• Available data:
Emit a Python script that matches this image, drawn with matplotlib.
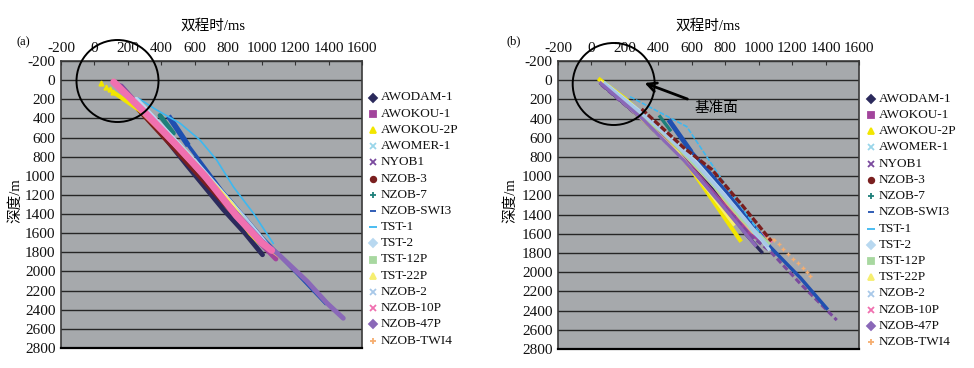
import matplotlib
matplotlib.use('Agg')
import matplotlib.pyplot as plt
from matplotlib.lines import Line2D
from matplotlib.patches import Ellipse

plt.rcParams['font.family'] = ['Liberation Serif', 'Noto Sans CJK SC', 'DejaVu Sans']
plt.rcParams['axes.unicode_minus'] = False

# ---------------- data ----------------
names = ['AWODAM-1', 'AWOKOU-1', 'AWOKOU-2P', 'AWOMER-1', 'NYOB1', 'NZOB-3',
         'NZOB-7', 'NZOB-SWI3', 'TST-1', 'TST-2', 'TST-12P', 'TST-22P',
         'NZOB-2', 'NZOB-10P', 'NZOB-47P', 'NZOB-TWI4']
colors = ['#2B2A5C', '#A2449C', '#F2E600', '#9AD6EA', '#7A4A9E', '#7A1F1F',
          '#1E7F7A', '#2050B0', '#3DB8F0', '#B8D8F0', '#A8D8A0', '#F6EE70',
          '#A8C8E8', '#F070B0', '#8A68B8', '#F6AE70']
markers = ['D', 's', '^', 'x', 'x', 'o', '+', '_', '_', 'D', 's', '^',
           'x', 'x', 'D', '+']

x_ticks = list(range(-200, 1601, 200))
y_ticks = list(range(-200, 2801, 200))

# panel (a): two-way time (ms) / depth (m)
a_t_awodam1 = [150, 320, 560, 771, 900, 1005]
a_d_awodam1 = [60, 380, 905, 1353, 1600, 1825]
a_t_awokou1 = [130, 330, 500, 700, 930, 990, 1085]
a_d_awokou1 = [30, 390, 690, 1090, 1566, 1700, 1870]
a_t_awokou2p = [37, 67, 93, 111, 340, 540, 740, 930, 985]
a_d_awokou2p = [33, 68, 96, 124, 400, 760, 1150, 1600, 1700]
a_t_awomer1 = [180, 450, 750, 1040]
a_d_awomer1 = [150, 640, 1250, 1740]
a_t_nyob1 = [160, 400, 700, 900, 1040]
a_d_nyob1 = [60, 530, 1110, 1500, 1760]
a_t_nzob3 = [260, 600, 950]
a_d_nzob3 = [300, 950, 1620]
a_t_nzob7 = [392, 472]
a_d_nzob7 = [370, 555]
a_t_nzobswi3 = [452, 552, 760, 1000, 1200, 1380]
a_d_nzobswi3 = [399, 660, 1150, 1640, 2000, 2330]
a_t_tst1 = [262, 372, 512, 631, 731, 830, 950, 1069]
a_d_tst1 = [190, 312, 451, 626, 835, 1113, 1390, 1706]
a_t_tst2 = [250, 600, 900, 1040]
a_d_tst2 = [200, 850, 1450, 1740]
a_t_tst12p = [300, 650, 960]
a_d_tst12p = [330, 990, 1620]
a_t_tst22p = [200, 520, 820, 960]
a_d_tst22p = [180, 720, 1300, 1640]
a_t_nzob2 = [220, 560, 860, 1030]
a_d_nzob2 = [200, 800, 1380, 1740]
a_t_nzob10p = [115, 320, 480, 660, 850, 1000, 1060]
a_d_nzob10p = [20, 370, 660, 1000, 1420, 1700, 1780]
a_t_nzob47p = [600, 800, 1000, 1100, 1270, 1390, 1488]
a_d_nzob47p = [900, 1300, 1680, 1820, 2100, 2330, 2489]
a_t_nzobtwi4 = [113, 300, 480, 660, 850, 1020, 1150, 1269]
a_d_nzobtwi4 = [0, 370, 680, 1020, 1420, 1740, 1900, 2089]

# panel (b): after datum correction
b_t_awodam1 = [60, 300, 520, 720, 928, 1018]
b_d_awodam1 = [40, 400, 760, 1130, 1613, 1790]
b_t_awokou1 = [70, 330, 560, 760, 950, 1050]
b_d_awokou1 = [40, 430, 830, 1230, 1610, 1700]
b_t_awokou2p = [50, 200, 330, 470, 600, 711, 888]
b_d_awokou2p = [-5, 190, 400, 623, 936, 1214, 1665]
b_t_awomer1 = [80, 350, 580, 780, 980, 1050]
b_d_awomer1 = [30, 420, 800, 1190, 1600, 1720]
b_t_nyob1 = [60, 330, 560, 760, 950, 1068, 1247, 1467]
b_d_nyob1 = [50, 450, 840, 1250, 1620, 1780, 2116, 2499]
b_t_nzob3 = [300, 550, 720, 900, 1076]
b_d_nzob3 = [300, 700, 930, 1300, 1676]
b_t_nzob7 = [410, 470]
b_d_nzob7 = [380, 519]
b_t_nzobswi3 = [470, 589, 800, 1000, 1068, 1250, 1407]
b_d_nzobswi3 = [432, 727, 1150, 1580, 1735, 2060, 2377]
b_t_tst1 = [231, 570, 769, 950, 1050]
b_d_tst1 = [172, 484, 1005, 1450, 1700]
b_t_tst2 = [100, 360, 600, 800, 1000, 1060]
b_d_tst2 = [60, 420, 800, 1200, 1620, 1760]
b_t_tst12p = [200, 450, 700, 900, 1060]
b_d_tst12p = [230, 580, 1030, 1450, 1700]
b_t_tst22p = [60, 300, 520, 700, 850]
b_d_tst22p = [20, 400, 760, 1150, 1500]
b_t_nzob2 = [80, 380, 620, 820, 1000, 1050]
b_d_nzob2 = [40, 460, 860, 1250, 1620, 1720]
b_t_nzob10p = [70, 360, 600, 800, 1000, 1075]
b_d_nzob10p = [20, 420, 800, 1200, 1580, 1680]
b_t_nzob47p = [55, 310, 550, 750, 980]
b_d_nzob47p = [30, 410, 830, 1240, 1720]
b_t_nzobtwi4 = [90, 340, 580, 780, 980, 1092, 1124, 1148, 1178, 1204, 1238, 1268, 1292, 1308]
b_d_nzobtwi4 = [40, 440, 840, 1230, 1620, 1665, 1710, 1762, 1811, 1863, 1908, 1957, 1999, 2040]

A_T = [a_t_awodam1, a_t_awokou1, a_t_awokou2p, a_t_awomer1, a_t_nyob1, a_t_nzob3,
       a_t_nzob7, a_t_nzobswi3, a_t_tst1, a_t_tst2, a_t_tst12p, a_t_tst22p,
       a_t_nzob2, a_t_nzob10p, a_t_nzob47p, a_t_nzobtwi4]
A_D = [a_d_awodam1, a_d_awokou1, a_d_awokou2p, a_d_awomer1, a_d_nyob1, a_d_nzob3,
       a_d_nzob7, a_d_nzobswi3, a_d_tst1, a_d_tst2, a_d_tst12p, a_d_tst22p,
       a_d_nzob2, a_d_nzob10p, a_d_nzob47p, a_d_nzobtwi4]
B_T = [b_t_awodam1, b_t_awokou1, b_t_awokou2p, b_t_awomer1, b_t_nyob1, b_t_nzob3,
       b_t_nzob7, b_t_nzobswi3, b_t_tst1, b_t_tst2, b_t_tst12p, b_t_tst22p,
       b_t_nzob2, b_t_nzob10p, b_t_nzob47p, b_t_nzobtwi4]
B_D = [b_d_awodam1, b_d_awokou1, b_d_awokou2p, b_d_awomer1, b_d_nyob1, b_d_nzob3,
       b_d_nzob7, b_d_nzobswi3, b_d_tst1, b_d_tst2, b_d_tst12p, b_d_tst22p,
       b_d_nzob2, b_d_nzob10p, b_d_nzob47p, b_d_nzobtwi4]

# ---------------- figure ----------------
W, H = 974, 368
fig = plt.figure(figsize=(W / 100, H / 100), dpi=100)


def fx(px):
    return px / W


def fy(py):
    return 1 - py / H


axA = fig.add_axes([fx(61), fy(348), 301 / W, 287 / H])
axB = fig.add_axes([fx(558), fy(349), 301 / W, 288 / H])

for ax in (axA, axB):
    ax.set_facecolor('#A6A9AC')
    ax.set_xlim(-200, 1600)
    ax.set_ylim(2800, -200)
    ax.set_xticks(x_ticks)
    ax.set_yticks(y_ticks)
    ax.xaxis.tick_top()
    ax.tick_params(axis='x', direction='in', length=3, pad=4, labelsize=11,
                   color='#333333', labelcolor='#111111')
    ax.tick_params(axis='y', length=0, pad=4, labelsize=11, labelcolor='#111111')
    ax.grid(axis='y', color='#262626', lw=1.0)
    ax.grid(axis='x', visible=False)
    ax.set_axisbelow(True)
    for s in ('left', 'right', 'top'):
        ax.spines[s].set_color('#3a3a3a')
        ax.spines[s].set_linewidth(1.2)
    ax.spines['bottom'].set_color('black')
    ax.spines['bottom'].set_linewidth(1.6)

# panel (a) curves
za = {'NZOB-10P': 5, 'NZOB-TWI4': 4.6, 'AWOKOU-1': 4.4, 'NZOB-47P': 4.8,
      'AWOKOU-2P': 3.2, 'TST-22P': 3.1}
for i, (t, d) in enumerate(zip(A_T, A_D)):
    c = colors[i]
    z = za.get(names[i], 3)
    if names[i] == 'AWOKOU-2P':
        axA.plot(t[:4], d[:4], ls='none', marker='^', ms=3.5, color=c, zorder=6)
        axA.plot(t[3:], d[3:], color=c, lw=3, solid_capstyle='round', zorder=z)
    elif names[i] == 'NZOB-SWI3':
        axA.plot(t[:2], d[:2], color=c, lw=4, zorder=z)
        axA.plot(t[1:], d[1:], color=c, lw=2.5, zorder=z)
    elif names[i] in ('TST-1', 'AWOMER-1'):
        axA.plot(t, d, color=c, lw=1.2, zorder=z)
    elif names[i] == 'NZOB-TWI4':
        axA.plot(t, d, color=c, lw=2.2, solid_capstyle='round', zorder=z)
    elif names[i] == 'NZOB-10P':
        axA.plot(t, d, color=c, lw=5, solid_capstyle='round', zorder=z)
    else:
        axA.plot(t, d, color=c, lw=3.5, solid_capstyle='round', zorder=z)

# panel (b) curves
zb = {'NZOB-3': 6, 'NZOB-47P': 5, 'AWOKOU-2P': 2.8, 'NZOB-10P': 2.5, 'NZOB-TWI4': 2.5}
for i, (t, d) in enumerate(zip(B_T, B_D)):
    c = colors[i]
    z = zb.get(names[i], 3)
    if names[i] == 'NZOB-TWI4':
        axB.plot(t[:6], d[:6], color=c, lw=1.8, zorder=z)
        axB.plot(t[5:], d[5:], ls='none', marker='+', ms=3, mew=1.0, color=c, zorder=z)
    elif names[i] == 'NZOB-SWI3':
        axB.plot(t[:2], d[:2], color=c, lw=3.5, zorder=z)
        axB.plot(t[1:], d[1:], color=c, lw=2.5, zorder=z)
    elif names[i] == 'TST-1':
        axB.plot(t, d, color=c, lw=1.2, ls=(0, (3, 1)), zorder=z)
    elif names[i] == 'NYOB1':
        axB.plot(t, d, color=c, lw=2.2, ls=(0, (2, 1)), zorder=z)
    elif names[i] == 'NZOB-3':
        axB.plot(t, d, color=c, lw=2.4, ls=(0, (2, 0.6)), zorder=z)
    elif names[i] == 'NZOB-10P':
        axB.plot(t, d, color=c, lw=1.8, zorder=z)
    elif names[i] == 'AWOKOU-2P':
        axB.plot(t, d, color=c, lw=3, zorder=z)
    else:
        axB.plot(t, d, color=c, lw=2.4, zorder=z)

# legends (drawn as marker + label, like the source)
for (mx, tx, y0, dy) in ((373, 381, 97.5, 16.2), (870.5, 879, 98.5, 16.25)):
    for i, nm in enumerate(names):
        y = y0 + i * dy
        ms = 6 if markers[i] == '_' and nm == 'TST-1' else 4
        fig.add_artist(Line2D([fx(mx)], [fy(y)], transform=fig.transFigure,
                              marker=markers[i], color=colors[i], ms=ms,
                              mew=1.3, ls='none'))
        fig.text(fx(tx), fy(y), nm, ha='left', va='center', fontsize=9.5,
                 color='#111111')

# axis titles
for cx in (213, 708):
    fig.text(fx(cx), fy(26), '双程时/ms', ha='center', va='center', fontsize=10.5)
for cx in (15, 510):
    fig.text(fx(cx), fy(201), '深度/m', ha='center', va='center', fontsize=10.5,
             rotation=90)
fig.text(fx(23), fy(42), '(a)', ha='center', va='center', fontsize=9)
fig.text(fx(514), fy(41), '(b)', ha='center', va='center', fontsize=9)

# datum circles
for (cx, cy) in ((117.5, 81), (613.7, 84)):
    fig.add_artist(Ellipse((fx(cx), fy(cy)), 82 / W, 82 / H, transform=fig.transFigure,
                           fill=False, ec='black', lw=1.4))

axB.annotate('', xy=(642, H - 82), xycoords='figure pixels',
             xytext=(690, H - 100), textcoords='figure pixels',
             arrowprops=dict(arrowstyle='->', lw=2, color='black', mutation_scale=16),
             annotation_clip=False)
fig.text(fx(695), fy(108), '基准面', ha='left', va='center', fontsize=10.5)

fig.savefig('out.png', dpi=100)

• Problem to solve:
The lines from the top of the data above through the one holding "y_ticks = list(range(-200, 2801, 200))" are to be repeated exactly, and only those, with no pictures.

• Correct answer:
Emit a Python script that matches this image, drawn with matplotlib.
import matplotlib
matplotlib.use('Agg')
import matplotlib.pyplot as plt
from matplotlib.lines import Line2D
from matplotlib.patches import Ellipse

plt.rcParams['font.family'] = ['Liberation Serif', 'Noto Sans CJK SC', 'DejaVu Sans']
plt.rcParams['axes.unicode_minus'] = False

# ---------------- data ----------------
names = ['AWODAM-1', 'AWOKOU-1', 'AWOKOU-2P', 'AWOMER-1', 'NYOB1', 'NZOB-3',
         'NZOB-7', 'NZOB-SWI3', 'TST-1', 'TST-2', 'TST-12P', 'TST-22P',
         'NZOB-2', 'NZOB-10P', 'NZOB-47P', 'NZOB-TWI4']
colors = ['#2B2A5C', '#A2449C', '#F2E600', '#9AD6EA', '#7A4A9E', '#7A1F1F',
          '#1E7F7A', '#2050B0', '#3DB8F0', '#B8D8F0', '#A8D8A0', '#F6EE70',
          '#A8C8E8', '#F070B0', '#8A68B8', '#F6AE70']
markers = ['D', 's', '^', 'x', 'x', 'o', '+', '_', '_', 'D', 's', '^',
           'x', 'x', 'D', '+']

x_ticks = list(range(-200, 1601, 200))
y_ticks = list(range(-200, 2801, 200))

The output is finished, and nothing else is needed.